- [Given task]: Repeat each entry as written and leave the images out of the copy.

- [Supplied records]:
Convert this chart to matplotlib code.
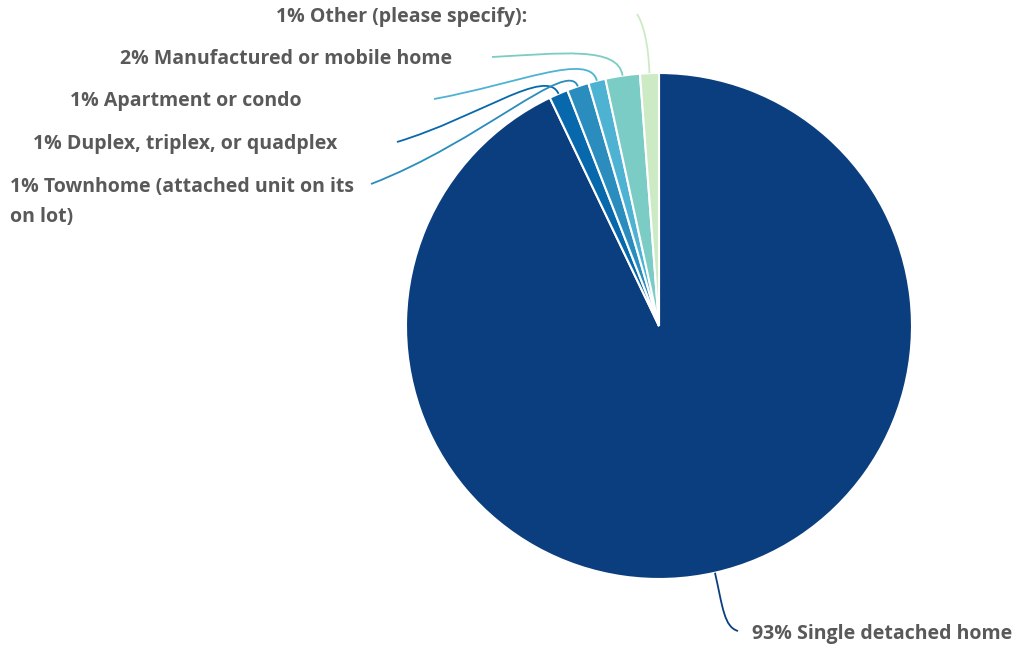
import numpy as np
import matplotlib
matplotlib.use("Agg")
import matplotlib.pyplot as plt
from matplotlib.path import Path
from matplotlib.patches import PathPatch

# slice order clockwise from 12 o'clock
labels = ["Single detached home", "Duplex, triplex, or quadplex",
          "Townhome (attached unit on its\non lot)", "Apartment or condo",
          "Manufactured or mobile home", "Other (please specify):"]
shares = [92.9, 1.2, 1.4, 1.1, 2.2, 1.2]
shown_pct = ["93%", "1%", "1%", "1%", "2%", "1%"]
colors = ["#0b3e7f", "#0868ac", "#2b8cbe", "#4eb3d3", "#7bccc4", "#ccebc5"]

W, H = 1016, 648
fig = plt.figure(figsize=(W / 100, H / 100), dpi=100)
ax = fig.add_axes([0, 0, 1, 1])

cx, cy, r = 659, H - 326, 253
wedges, _ = ax.pie(shares, colors=colors, startangle=90, counterclock=False,
                   center=(cx, cy), radius=r, frame=True,
                   wedgeprops=dict(edgecolor="white", linewidth=1.5))
ax.set_xlim(0, W)
ax.set_ylim(0, H)
ax.set_aspect("equal")
ax.axis("off")

# label anchor (text x, text y, ha) and where the leader starts
label_pos = [(752, H - 634, "left"), (337, H - 144, "right"),
             (10, H - 202, "left"), (302, H - 101, "right"),
             (452, H - 59, "right"), (527, H - 17, "right")]
line_start = [(738, H - 631), (397, H - 142), (371, H - 184),
              (434, H - 99), (492, H - 57), (637, H - 14)]

font = dict(family=["Open Sans", "DejaVu Sans"], fontweight="bold",
            fontsize=14, color="#595959")

for i, (w, lab, pct, col, (tx, ty, ha), (lx, ly)) in enumerate(zip(
        wedges, labels, shown_pct, colors, label_pos, line_start)):
    ang = np.deg2rad((w.theta1 + w.theta2) / 2)
    d = np.array([np.cos(ang), np.sin(ang)])
    p0 = np.array([cx, cy]) + r * d
    start = np.array([lx, ly])
    if i == 0:
        c2 = p0 + 35 * d
        c1 = start + np.array([-14, 4])
    elif lx < cx:
        c2 = p0 + 30 * d
        c1 = start + 0.55 * (c2 - start) * np.array([1, 0.6])
    else:
        c2 = p0 + 30 * d
        c1 = start + np.array([-10, 35])
    path = Path([start, c1, c2, p0],
                [Path.MOVETO, Path.CURVE4, Path.CURVE4, Path.CURVE4])
    ax.add_patch(PathPatch(path, fill=False, edgecolor=col, lw=1.3))
    ax.text(tx, ty, f"{pct} {lab}", ha=ha, va="center",
            linespacing=1.65, **font)

fig.savefig("out.png", dpi=100)
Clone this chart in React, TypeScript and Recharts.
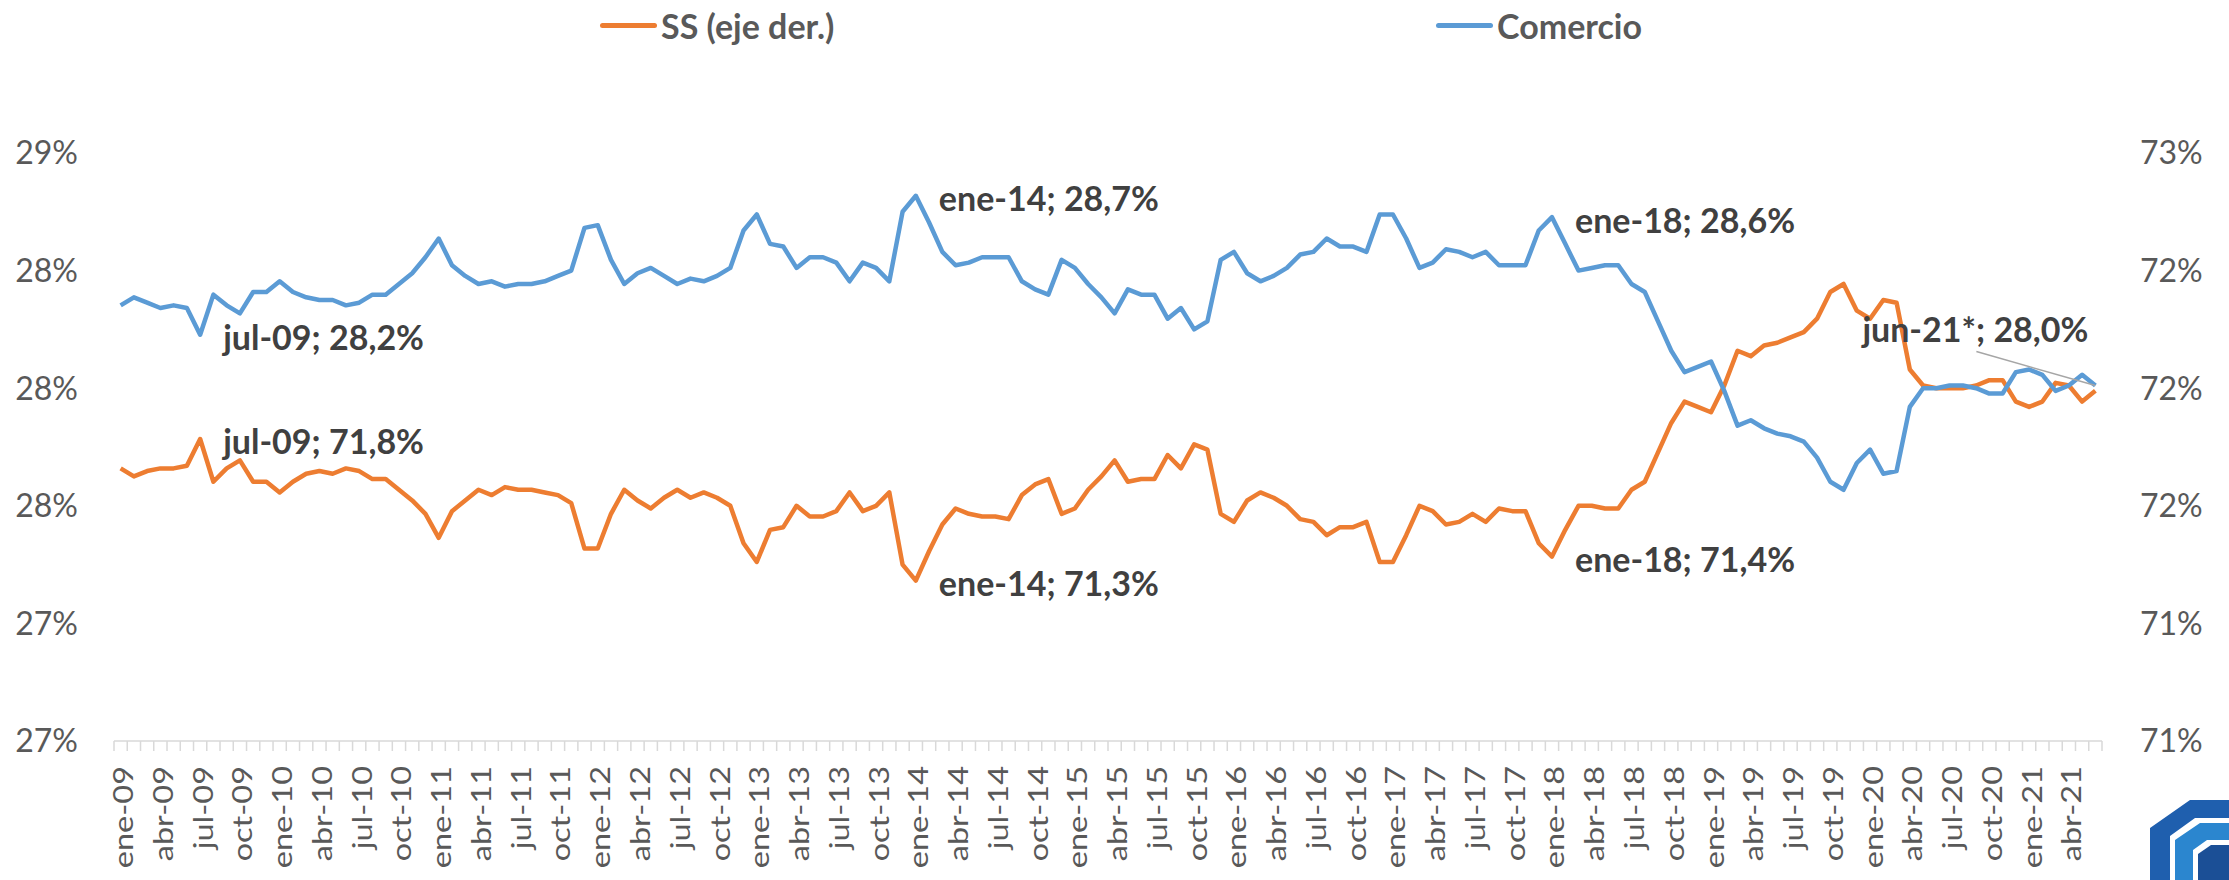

- [Result of the exercise]:
Convert this chart to matplotlib code.
import numpy as np
import matplotlib
matplotlib.use("Agg")
import matplotlib.pyplot as plt
from matplotlib.path import Path
from matplotlib.patches import PathPatch

# slice order clockwise from 12 o'clock
labels = ["Single detached home", "Duplex, triplex, or quadplex",
          "Townhome (attached unit on its\non lot)", "Apartment or condo",
          "Manufactured or mobile home", "Other (please specify):"]
shares = [92.9, 1.2, 1.4, 1.1, 2.2, 1.2]
shown_pct = ["93%", "1%", "1%", "1%", "2%", "1%"]
colors = ["#0b3e7f", "#0868ac", "#2b8cbe", "#4eb3d3", "#7bccc4", "#ccebc5"]

W, H = 1016, 648
fig = plt.figure(figsize=(W / 100, H / 100), dpi=100)
ax = fig.add_axes([0, 0, 1, 1])

cx, cy, r = 659, H - 326, 253
wedges, _ = ax.pie(shares, colors=colors, startangle=90, counterclock=False,
                   center=(cx, cy), radius=r, frame=True,
                   wedgeprops=dict(edgecolor="white", linewidth=1.5))
ax.set_xlim(0, W)
ax.set_ylim(0, H)
ax.set_aspect("equal")
ax.axis("off")

# label anchor (text x, text y, ha) and where the leader starts
label_pos = [(752, H - 634, "left"), (337, H - 144, "right"),
             (10, H - 202, "left"), (302, H - 101, "right"),
             (452, H - 59, "right"), (527, H - 17, "right")]
line_start = [(738, H - 631), (397, H - 142), (371, H - 184),
              (434, H - 99), (492, H - 57), (637, H - 14)]

font = dict(family=["Open Sans", "DejaVu Sans"], fontweight="bold",
            fontsize=14, color="#595959")

for i, (w, lab, pct, col, (tx, ty, ha), (lx, ly)) in enumerate(zip(
        wedges, labels, shown_pct, colors, label_pos, line_start)):
    ang = np.deg2rad((w.theta1 + w.theta2) / 2)
    d = np.array([np.cos(ang), np.sin(ang)])
    p0 = np.array([cx, cy]) + r * d
    start = np.array([lx, ly])
    if i == 0:
        c2 = p0 + 35 * d
        c1 = start + np.array([-14, 4])
    elif lx < cx:
        c2 = p0 + 30 * d
        c1 = start + 0.55 * (c2 - start) * np.array([1, 0.6])
    else:
        c2 = p0 + 30 * d
        c1 = start + np.array([-10, 35])
    path = Path([start, c1, c2, p0],
                [Path.MOVETO, Path.CURVE4, Path.CURVE4, Path.CURVE4])
    ax.add_patch(PathPatch(path, fill=False, edgecolor=col, lw=1.3))
    ax.text(tx, ty, f"{pct} {lab}", ha=ha, va="center",
            linespacing=1.65, **font)

fig.savefig("out.png", dpi=100)
Clone this chart in React, TypeScript and Recharts.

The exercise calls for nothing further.